Problem statement> Repeat the records below exactly, from the first line through the line containing "import plotly.graph_objects as go", and leave out any pictures.
* start Supplied material *
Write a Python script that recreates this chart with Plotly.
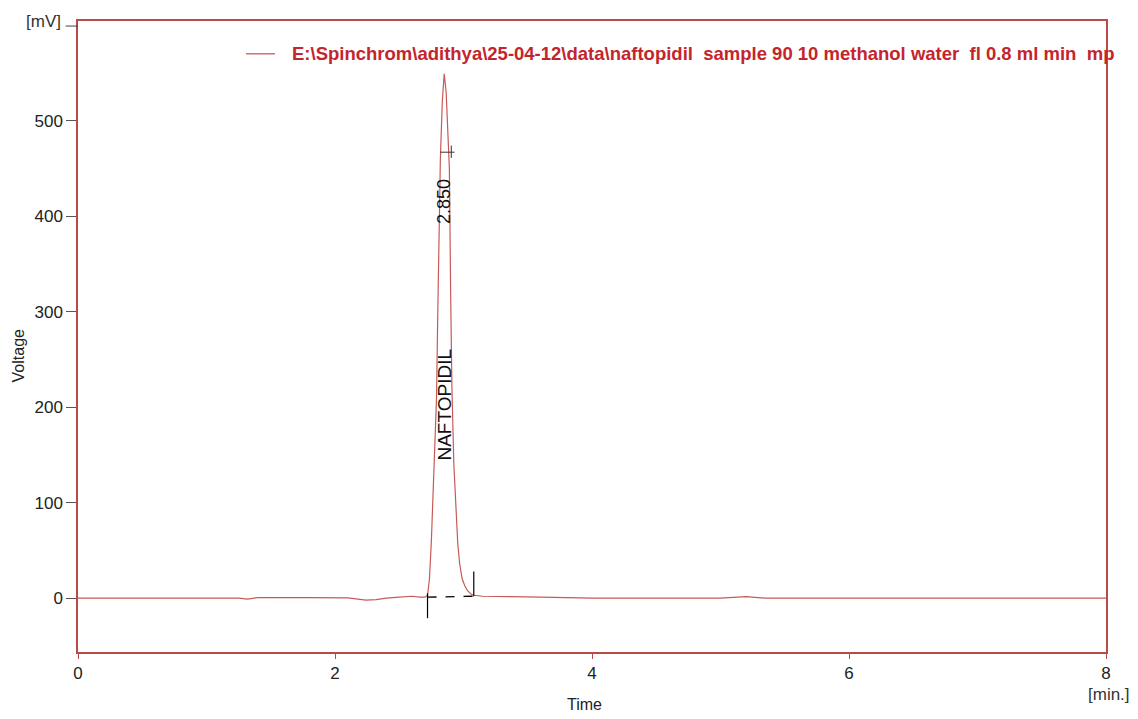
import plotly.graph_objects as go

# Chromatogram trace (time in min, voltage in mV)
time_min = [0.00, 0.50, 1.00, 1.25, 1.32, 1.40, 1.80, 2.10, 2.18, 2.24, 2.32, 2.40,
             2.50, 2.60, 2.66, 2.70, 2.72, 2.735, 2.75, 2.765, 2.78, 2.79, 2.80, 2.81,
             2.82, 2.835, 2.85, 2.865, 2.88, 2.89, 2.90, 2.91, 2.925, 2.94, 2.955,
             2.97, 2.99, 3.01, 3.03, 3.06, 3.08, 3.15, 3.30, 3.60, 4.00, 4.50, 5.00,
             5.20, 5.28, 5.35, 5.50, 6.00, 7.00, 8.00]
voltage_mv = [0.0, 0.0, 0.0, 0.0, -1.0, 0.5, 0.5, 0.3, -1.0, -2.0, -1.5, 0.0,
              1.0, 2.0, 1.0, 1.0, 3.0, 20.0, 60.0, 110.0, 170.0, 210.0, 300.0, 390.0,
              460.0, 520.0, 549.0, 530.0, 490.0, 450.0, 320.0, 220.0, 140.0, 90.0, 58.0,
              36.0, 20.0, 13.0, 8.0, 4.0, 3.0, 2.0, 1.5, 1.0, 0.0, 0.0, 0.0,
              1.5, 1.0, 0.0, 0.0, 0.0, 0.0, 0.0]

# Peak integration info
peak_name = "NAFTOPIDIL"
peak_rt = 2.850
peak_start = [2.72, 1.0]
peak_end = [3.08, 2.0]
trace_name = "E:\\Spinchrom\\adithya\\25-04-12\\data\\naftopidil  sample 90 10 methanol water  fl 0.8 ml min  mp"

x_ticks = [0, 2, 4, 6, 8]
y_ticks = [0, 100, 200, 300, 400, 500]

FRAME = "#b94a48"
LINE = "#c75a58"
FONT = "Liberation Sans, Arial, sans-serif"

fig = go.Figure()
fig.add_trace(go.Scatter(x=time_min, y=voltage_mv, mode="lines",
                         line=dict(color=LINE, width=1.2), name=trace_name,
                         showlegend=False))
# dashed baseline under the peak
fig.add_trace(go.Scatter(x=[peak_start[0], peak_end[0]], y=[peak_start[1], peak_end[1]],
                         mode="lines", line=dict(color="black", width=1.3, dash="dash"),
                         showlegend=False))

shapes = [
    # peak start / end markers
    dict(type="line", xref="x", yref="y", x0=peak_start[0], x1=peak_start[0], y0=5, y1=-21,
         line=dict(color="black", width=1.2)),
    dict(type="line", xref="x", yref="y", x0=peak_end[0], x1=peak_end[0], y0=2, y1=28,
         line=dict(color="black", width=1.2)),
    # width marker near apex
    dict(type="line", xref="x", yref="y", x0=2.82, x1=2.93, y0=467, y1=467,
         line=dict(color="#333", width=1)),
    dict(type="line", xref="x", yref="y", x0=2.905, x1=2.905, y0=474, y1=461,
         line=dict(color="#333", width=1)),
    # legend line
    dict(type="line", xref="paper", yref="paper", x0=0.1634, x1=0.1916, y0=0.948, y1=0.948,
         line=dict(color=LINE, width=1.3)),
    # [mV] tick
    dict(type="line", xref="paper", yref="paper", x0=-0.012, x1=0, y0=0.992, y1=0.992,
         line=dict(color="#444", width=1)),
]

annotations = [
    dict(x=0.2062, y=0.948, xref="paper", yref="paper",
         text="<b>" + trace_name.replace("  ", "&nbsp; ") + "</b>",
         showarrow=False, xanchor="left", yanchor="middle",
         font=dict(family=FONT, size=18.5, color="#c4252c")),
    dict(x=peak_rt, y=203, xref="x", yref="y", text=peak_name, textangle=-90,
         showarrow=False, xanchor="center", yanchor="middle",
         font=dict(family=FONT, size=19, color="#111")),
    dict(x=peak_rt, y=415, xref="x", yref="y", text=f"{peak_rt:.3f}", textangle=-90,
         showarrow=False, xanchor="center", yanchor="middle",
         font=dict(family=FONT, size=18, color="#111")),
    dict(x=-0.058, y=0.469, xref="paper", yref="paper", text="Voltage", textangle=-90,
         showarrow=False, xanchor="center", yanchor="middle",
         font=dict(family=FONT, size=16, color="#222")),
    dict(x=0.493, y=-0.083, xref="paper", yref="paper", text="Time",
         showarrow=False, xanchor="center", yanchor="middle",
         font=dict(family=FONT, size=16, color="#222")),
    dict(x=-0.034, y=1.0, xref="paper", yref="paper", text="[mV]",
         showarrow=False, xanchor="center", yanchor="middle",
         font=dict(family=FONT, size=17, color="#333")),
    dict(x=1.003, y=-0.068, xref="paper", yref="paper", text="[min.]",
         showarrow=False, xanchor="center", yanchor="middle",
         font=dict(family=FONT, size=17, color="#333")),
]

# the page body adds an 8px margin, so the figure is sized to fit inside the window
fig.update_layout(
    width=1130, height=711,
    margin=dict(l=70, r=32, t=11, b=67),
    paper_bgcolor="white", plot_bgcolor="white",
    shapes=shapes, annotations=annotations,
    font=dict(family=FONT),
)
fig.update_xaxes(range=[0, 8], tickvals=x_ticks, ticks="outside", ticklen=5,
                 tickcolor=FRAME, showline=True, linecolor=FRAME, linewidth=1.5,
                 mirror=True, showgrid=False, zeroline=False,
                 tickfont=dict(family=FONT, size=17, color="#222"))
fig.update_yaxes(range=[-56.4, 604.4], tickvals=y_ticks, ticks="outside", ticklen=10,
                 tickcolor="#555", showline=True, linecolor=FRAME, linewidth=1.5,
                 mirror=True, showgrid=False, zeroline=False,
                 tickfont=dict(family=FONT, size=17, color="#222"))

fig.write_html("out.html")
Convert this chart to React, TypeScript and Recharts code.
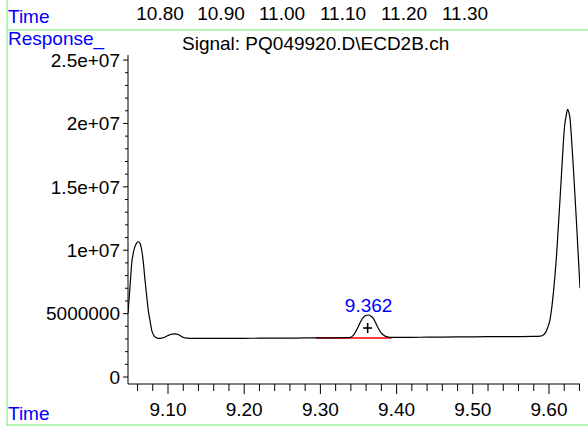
* end Supplied material *
Problem solution>
Write a Python script that recreates this chart with Plotly.
import plotly.graph_objects as go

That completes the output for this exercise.